Van Griethuysen is master of his role: like the planets and the sun, the play revolves around him, and he knows it. There is a sense of suave familiarity in his walk, something even sensual about van Griethuysen’s astronomer, something very tangible about his humanity. But van Griethuysen doesn’t bother acting: he presents his character as though he and the ol’ Italian scientist go “way back, ” and he is just mimicking a close friend. There are no airs or assumptions in his portrayal: van Griethuysen simply is Galileo.
The rest of Salter’s cast is almost as memorable. Karl Miller still displays formidable acting chops as one of the most talented young actors in the area, and Lawrence Redmond always makes the most of his smaller roles, but the real gems of Salter’s crew are two impressive talents from the unlikely trenches of the sixth grade: Peter Vance as the young Andrea Sarti and Christopher Luggiero as the Grand Duke of Rome. Both effortlessly manage to steal every scene they are in.
Designer Helen Q. Huang has crafted a set and costumes that are exquisitely detailed with the eye of lengthy period research, and Michael Giannitti’s lighting and Peter Weitz’s original score are also perfectly appropriate as well.

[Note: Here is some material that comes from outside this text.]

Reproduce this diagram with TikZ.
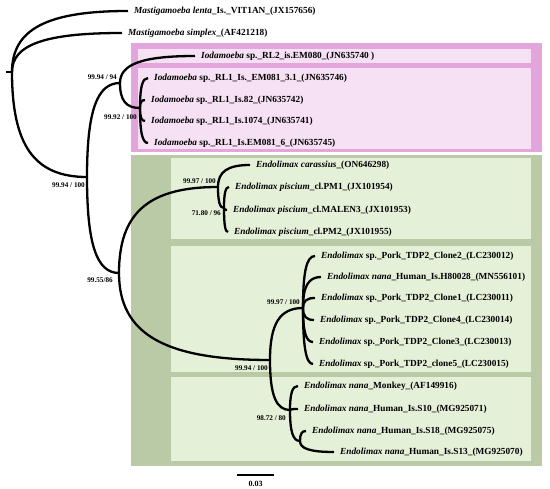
\documentclass[tikz,border=0pt]{standalone}
\usepackage{fontspec}
\setmainfont{Liberation Serif}
\usetikzlibrary{calc}
\definecolor{pinkO}{RGB}{226,166,220}
\definecolor{pinkI}{RGB}{246,224,244}
\definecolor{greenO}{RGB}{186,201,166}
\definecolor{greenI}{RGB}{229,240,217}
\newcommand\brc[2]{\draw[branch] (#1) .. controls ($(#1)!0.7!(#1 |- #2)$) and ($(#2)!0.7!(#1 |- #2)$) .. (#2);}
\begin{document}
\begin{tikzpicture}[x=1pt,y=-1pt,
  branch/.style={line width=2.3pt},
  leaf/.style={anchor=west, inner xsep=6pt, inner ysep=0pt, font=\fontsize{9.3}{10}\selectfont\bfseries},
  bs/.style={anchor=east, inner sep=0pt, font=\fontsize{7.2}{7.5}\selectfont\bfseries}]
\useasboundingbox (0,0) rectangle (550,489);
% boxes
\fill[pinkO] (131,43) rectangle (542,152);
\fill[pinkI] (138,49) rectangle (531,63);
\fill[pinkI] (138,68) rectangle (531,149);
\fill[greenO] (131,155) rectangle (542,466);
\fill[greenI] (171,158) rectangle (531,239);
\fill[greenI] (171,246) rectangle (531,372);
\fill[greenI] (171,377) rectangle (531,461);
% internal nodes
\coordinate (R0) at (6,72);
\coordinate (R) at (12,72);
\coordinate (A) at (87,177);
\coordinate (B) at (120,83);
\coordinate (B2) at (140,108);
\coordinate (C) at (119,273);
\coordinate (D) at (218,187);
\coordinate (D2) at (224,208);
\coordinate (E) at (270,360);
\coordinate (F) at (303,308);
\coordinate (G) at (290,410);
\coordinate (G2) at (300,441);
% leaves
\node[leaf] (l1) at (128,11) {\textit{Mastigamoeba lenta}\_Is.\_VIT1AN\_(JX157656)};
\node[leaf] (l2) at (122,33) {\textit{Mastigamoeba simplex}\_(AF421218)};
\node[leaf] (l3) at (195,56) {\textit{Iodamoeba} sp.\_RL2\_is.EM080\_(JN635740 )};
\node[leaf] (l4) at (148,78) {\textit{Iodamoeba} sp.\_RL1\_Is.\_EM081\_3.1\_(JN635746)};
\node[leaf] (l5) at (145,100) {\textit{Iodamoeba} sp.\_RL1\_Is.82\_(JN635742)};
\node[leaf] (l6) at (145,121) {\textit{Iodamoeba} sp.\_RL1\_Is.1074\_(JN635741)};
\node[leaf] (l7) at (148,143) {\textit{Iodamoeba} sp.\_RL1\_Is.EM081\_6\_(JN635745)};
\node[leaf] (l8) at (250,165) {\textit{Endolimax carassius}\_(ON646298)};
\node[leaf] (l9) at (229,187) {\textit{Endolimax piscium}\_cl.PM1\_(JX101954)};
\node[leaf] (l10) at (227,210) {\textit{Endolimax piscium}\_cl.MALEN3\_(JX101953)};
\node[leaf] (l11) at (228,232) {\textit{Endolimax piscium}\_cl.PM2\_(JX101955)};
\node[leaf] (l12) at (315,256) {\textit{Endolimax} sp.\_Pork\_TDP2\_Clone2\_(LC230012)};
\node[leaf] (l13) at (321,277) {\textit{Endolimax nana}\_Human\_Is.H80028\_(MN556101)};
\node[leaf] (l14) at (315,298) {\textit{Endolimax} sp.\_Pork\_TDP2\_Clone1\_(LC230011)};
\node[leaf] (l15) at (314,320) {\textit{Endolimax} sp.\_Pork\_TDP2\_Clone4\_(LC230014)};
\node[leaf] (l16) at (313,342) {\textit{Endolimax} sp.\_Pork\_TDP2\_Clone3\_(LC230013)};
\node[leaf] (l17) at (313,364) {\textit{Endolimax} sp.\_Pork\_TDP2\_clone5\_(LC230015)};
\node[leaf] (l18) at (298,386) {\textit{Endolimax nana}\_Monkey\_(AF149916)};
\node[leaf] (l19) at (298,409) {\textit{Endolimax nana}\_Human\_Is.S10\_(MG925071)};
\node[leaf] (l20) at (306,431) {\textit{Endolimax nana}\_Human\_Is.S18\_(MG925075)};
\node[leaf] (l21) at (334,452) {\textit{Endolimax nana}\_Human\_Is.S13\_(MG925070)};
% branches
\draw[branch] (R0) -- (R);
\brc{R}{l1.west}
\brc{R}{l2.west}
\brc{R}{A}
\brc{A}{B}
\brc{A}{C}
\brc{B}{l3.west}
\brc{B}{B2}
\brc{B2}{l4.west}
\brc{B2}{l5.west}
\brc{B2}{l6.west}
\brc{B2}{l7.west}
\brc{C}{D}
\brc{C}{E}
\brc{D}{l8.west}
\brc{D}{D2}
\brc{D2}{l9.west}
\brc{D2}{l10.west}
\brc{D2}{l11.west}
\brc{E}{F}
\brc{E}{G}
\brc{F}{l12.west}
\brc{F}{l13.west}
\brc{F}{l14.west}
\brc{F}{l15.west}
\brc{F}{l16.west}
\brc{F}{l17.west}
\brc{G}{l18.west}
\brc{G}{l19.west}
\brc{G}{G2}
\brc{G2}{l20.west}
\brc{G2}{l21.west}
% support values
\node[bs] (bA) at (85,185) {99.94 / 100};
\node[bs] (bB) at (117,77) {99.94 / 94};
\node[bs] (bB2) at (137,117) {99.92 / 100};
\node[bs] (bC) at (113,280) {99.55/86};
\node[bs] (bD) at (216,181) {99.97 / 100};
\node[bs] (bD2) at (221,213) {71.80 / 96};
\node[bs] (bE) at (268,368) {99.94 / 100};
\node[bs] (bF) at (300,302) {99.97 / 100};
\node[bs] (bG) at (286,418) {98.72 / 80};
% scale bar
\coordinate (s1) at (237,475);
\coordinate (s2) at (274,475);
\draw[branch] (s1) -- (s2);
\node[inner sep=0pt, font=\fontsize{8}{8}\selectfont\bfseries] (sl) at (255.5,484) {0.03};
\end{tikzpicture}
\end{document}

To quote Indigo Girls Amy Ray and Emily Saliers, “Galileo’s head was on the block/the crime was looking up the truth. ” The truth here is that with van Griethuysen in such a larger-than-life role and with Salter at the helm, The Life of Galileo may just give birth to a promising new life of its own. We’ll see if it’s in the stars.
Stars, stars, stars. The Folger Theatre is full of ’em this season. In their season opener alone, Shakespeare’s All’s Well that Ends Well, they boast a roster of some of the finest performers in the area: Holly Twyford, Catherine Flye, Naomi Jacobson, Rich Foucheux, and Rick Hammerly, to name a few. With an all-star line-up like that, how could the play be any less than heavenly? It’s a rather serious question when you present such an utterly disappointing production.
Certainly Shakespeare meant to be controversial when he wrote his steadfast “heroine ” Helena. After she is rejected by her prime choice of French noblemen, Helena asserts a rather deplorable plot to win the heart of her betrothed. Her elaborate scheme succeeds, and in the efforts of glorifying the title of the play, her enlightened husband sees the error of his ways and eventually comes to love his virtuous, loyal wife.
Victims of bruxism beware: Richard Clifford’s production is slow, melodramatic, and makes a choice case for those who claim they can’t understand Shakespearean drama. Yes, the actors sparkle when they are “supposed to be ” emotional, but other than a few terse blocking calls, one wonders where the director was for this production? The scenes are dreadfully static, the actors either under- or over-rehearsed (it’s difficult to tell with Shakespeare), and the overall stage climate is entirely lifeless.
The only bright spot in the evening is the inimitable Suzanne Richard as the Fool. Richard is like a blinding beam of sunshine in an otherwise dark and dreary cloud. Flye is lovely as usual, and Twyford navigates through the material with her signature sharp tongue, but missing from these two fine actresses is a level of trust in the material that should have been borne out of equally-matched direction.
It’s a shame that with such a brilliant company of stars Clifford’s production proves so unworthy.